◆ WORK REQUIRED: All of the material below is to be restated word for word, apart from the pictures.

>> Start

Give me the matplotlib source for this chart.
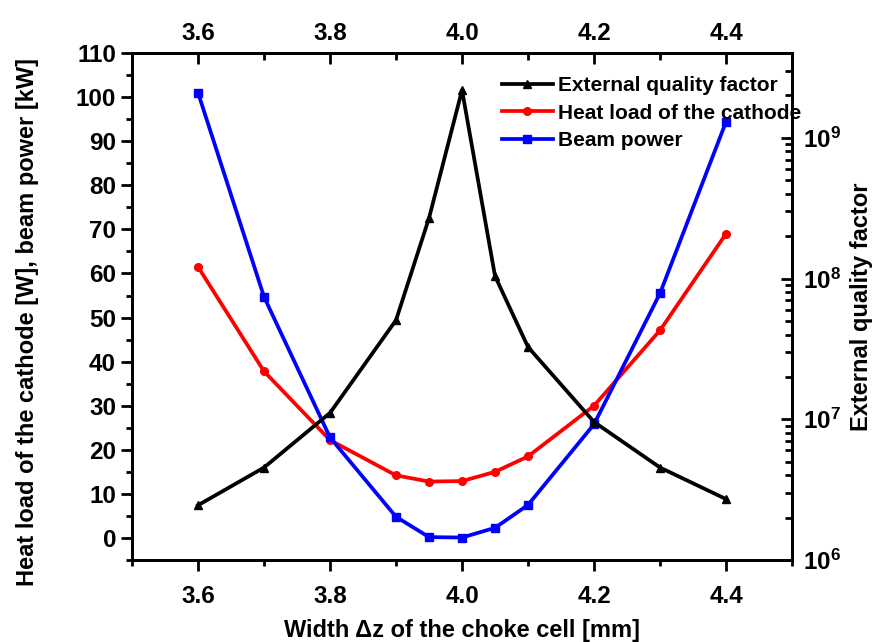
import matplotlib
matplotlib.use("Agg")
import matplotlib.pyplot as plt
from matplotlib.ticker import MultipleLocator, LogLocator, NullFormatter

# Datos
ancho_dz = [3.6, 3.7, 3.8, 3.9, 3.95, 4.0, 4.05, 4.1, 4.2, 4.3, 4.4]
q_externo = [2.45e6, 4.54e6, 1.11e7, 5.06e7, 2.69e8, 2.18e9, 1.04e8, 3.26e7, 9.57e6, 4.54e6, 2.71e6]
carga_catodo = [61.5, 37.8, 22.2, 14.2, 12.8, 12.9, 15.0, 18.5, 30.0, 47.1, 69.0]
potencia_haz = [101.0, 54.7, 22.8, 4.8, 0.2, 0.1, 2.3, 7.5, 25.8, 55.5, 94.4]

plt.rcParams['font.family'] = ['Liberation Sans', 'DejaVu Sans']
plt.rcParams['font.weight'] = 'bold'
plt.rcParams['mathtext.fontset'] = 'custom'
plt.rcParams['mathtext.rm'] = 'Liberation Sans:bold'
plt.rcParams['mathtext.it'] = 'Liberation Sans:bold'
plt.rcParams['mathtext.bf'] = 'Liberation Sans:bold'
plt.rcParams['axes.linewidth'] = 2.0

TAM_TICKS = 17.5
TAM_ETIQ = 17

fig = plt.figure(figsize=(8.72, 6.42), dpi=100)
ax = fig.add_axes([0.1514, 0.1277, 0.7569, 0.7897])
ax2 = ax.twinx()

l2, = ax.plot(ancho_dz, carga_catodo, color='red', lw=2.7, marker='o', ms=5.5,
              label='Heat load of the cathode')
l3, = ax.plot(ancho_dz, potencia_haz, color='blue', lw=2.7, marker='s', ms=5.5,
              label='Beam power')
l1, = ax2.plot(ancho_dz, q_externo, color='black', lw=2.7, marker='^', ms=6,
               label='External quality factor')

ax.set_xlim(3.5, 4.5)
ax.set_ylim(-5, 110)
ax.xaxis.set_major_locator(MultipleLocator(0.2))
ax.xaxis.set_minor_locator(MultipleLocator(0.1))
ax.yaxis.set_major_locator(MultipleLocator(10))
ax.yaxis.set_minor_locator(MultipleLocator(5))
ax.tick_params(which='major', direction='out', length=8, width=2, labelsize=TAM_TICKS)
ax.tick_params(which='minor', direction='out', length=4, width=2)
ax.tick_params(axis='x', pad=10)

top = ax.secondary_xaxis('top')
top.xaxis.set_major_locator(MultipleLocator(0.2))
top.xaxis.set_minor_locator(MultipleLocator(0.1))
top.tick_params(which='major', direction='in', length=8, width=2, labelsize=TAM_TICKS, pad=6)
top.tick_params(which='minor', direction='in', length=5, width=2)

ax2.set_yscale('log')
ax2.set_ylim(1e6, 4e9)
ax2.yaxis.set_major_locator(LogLocator(base=10, numticks=10))
ax2.yaxis.set_minor_locator(LogLocator(base=10, subs=range(2, 10), numticks=10))
ax2.yaxis.set_minor_formatter(NullFormatter())
ax2.tick_params(which='major', direction='in', length=8, width=2, labelsize=TAM_TICKS, pad=8)
ax2.tick_params(which='minor', direction='in', length=5, width=2)

ax.set_xlabel('Width \u0394z of the choke cell [mm]', fontsize=TAM_ETIQ, fontweight='bold', labelpad=8)
ax.set_ylabel('Heat load of the cathode [W], beam power [kW]', fontsize=TAM_ETIQ, fontweight='bold')
ax.yaxis.set_label_coords(-0.141, 0.47)
ax2.set_ylabel('External quality factor', fontsize=TAM_ETIQ, fontweight='bold', labelpad=6)

ax2.legend(handles=[l1, l2, l3], loc='upper left', bbox_to_anchor=(0.56, 0.955),
           frameon=False, handlelength=2.45, handletextpad=0.25,
           labelspacing=0.42, borderaxespad=0, borderpad=0,
           prop={'weight': 'bold', 'size': 15})

fig.savefig('out.png', dpi=100)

>> End

◆ RESULT OF THIS EXERCISE:
Give me the matplotlib source for this chart.
import matplotlib
matplotlib.use("Agg")
import matplotlib.pyplot as plt
from matplotlib.ticker import MultipleLocator, LogLocator, NullFormatter

# Datos
ancho_dz = [3.6, 3.7, 3.8, 3.9, 3.95, 4.0, 4.05, 4.1, 4.2, 4.3, 4.4]
q_externo = [2.45e6, 4.54e6, 1.11e7, 5.06e7, 2.69e8, 2.18e9, 1.04e8, 3.26e7, 9.57e6, 4.54e6, 2.71e6]
carga_catodo = [61.5, 37.8, 22.2, 14.2, 12.8, 12.9, 15.0, 18.5, 30.0, 47.1, 69.0]
potencia_haz = [101.0, 54.7, 22.8, 4.8, 0.2, 0.1, 2.3, 7.5, 25.8, 55.5, 94.4]

plt.rcParams['font.family'] = ['Liberation Sans', 'DejaVu Sans']
plt.rcParams['font.weight'] = 'bold'
plt.rcParams['mathtext.fontset'] = 'custom'
plt.rcParams['mathtext.rm'] = 'Liberation Sans:bold'
plt.rcParams['mathtext.it'] = 'Liberation Sans:bold'
plt.rcParams['mathtext.bf'] = 'Liberation Sans:bold'
plt.rcParams['axes.linewidth'] = 2.0

TAM_TICKS = 17.5
TAM_ETIQ = 17

fig = plt.figure(figsize=(8.72, 6.42), dpi=100)
ax = fig.add_axes([0.1514, 0.1277, 0.7569, 0.7897])
ax2 = ax.twinx()

l2, = ax.plot(ancho_dz, carga_catodo, color='red', lw=2.7, marker='o', ms=5.5,
              label='Heat load of the cathode')
l3, = ax.plot(ancho_dz, potencia_haz, color='blue', lw=2.7, marker='s', ms=5.5,
              label='Beam power')
l1, = ax2.plot(ancho_dz, q_externo, color='black', lw=2.7, marker='^', ms=6,
               label='External quality factor')

ax.set_xlim(3.5, 4.5)
ax.set_ylim(-5, 110)
ax.xaxis.set_major_locator(MultipleLocator(0.2))
ax.xaxis.set_minor_locator(MultipleLocator(0.1))
ax.yaxis.set_major_locator(MultipleLocator(10))
ax.yaxis.set_minor_locator(MultipleLocator(5))
ax.tick_params(which='major', direction='out', length=8, width=2, labelsize=TAM_TICKS)
ax.tick_params(which='minor', direction='out', length=4, width=2)
ax.tick_params(axis='x', pad=10)

top = ax.secondary_xaxis('top')
top.xaxis.set_major_locator(MultipleLocator(0.2))
top.xaxis.set_minor_locator(MultipleLocator(0.1))
top.tick_params(which='major', direction='in', length=8, width=2, labelsize=TAM_TICKS, pad=6)
top.tick_params(which='minor', direction='in', length=5, width=2)

ax2.set_yscale('log')
ax2.set_ylim(1e6, 4e9)
ax2.yaxis.set_major_locator(LogLocator(base=10, numticks=10))
ax2.yaxis.set_minor_locator(LogLocator(base=10, subs=range(2, 10), numticks=10))
ax2.yaxis.set_minor_formatter(NullFormatter())
ax2.tick_params(which='major', direction='in', length=8, width=2, labelsize=TAM_TICKS, pad=8)
ax2.tick_params(which='minor', direction='in', length=5, width=2)

ax.set_xlabel('Width \u0394z of the choke cell [mm]', fontsize=TAM_ETIQ, fontweight='bold', labelpad=8)
ax.set_ylabel('Heat load of the cathode [W], beam power [kW]', fontsize=TAM_ETIQ, fontweight='bold')
ax.yaxis.set_label_coords(-0.141, 0.47)
ax2.set_ylabel('External quality factor', fontsize=TAM_ETIQ, fontweight='bold', labelpad=6)

ax2.legend(handles=[l1, l2, l3], loc='upper left', bbox_to_anchor=(0.56, 0.955),
           frameon=False, handlelength=2.45, handletextpad=0.25,
           labelspacing=0.42, borderaxespad=0, borderpad=0,
           prop={'weight': 'bold', 'size': 15})

fig.savefig('out.png', dpi=100)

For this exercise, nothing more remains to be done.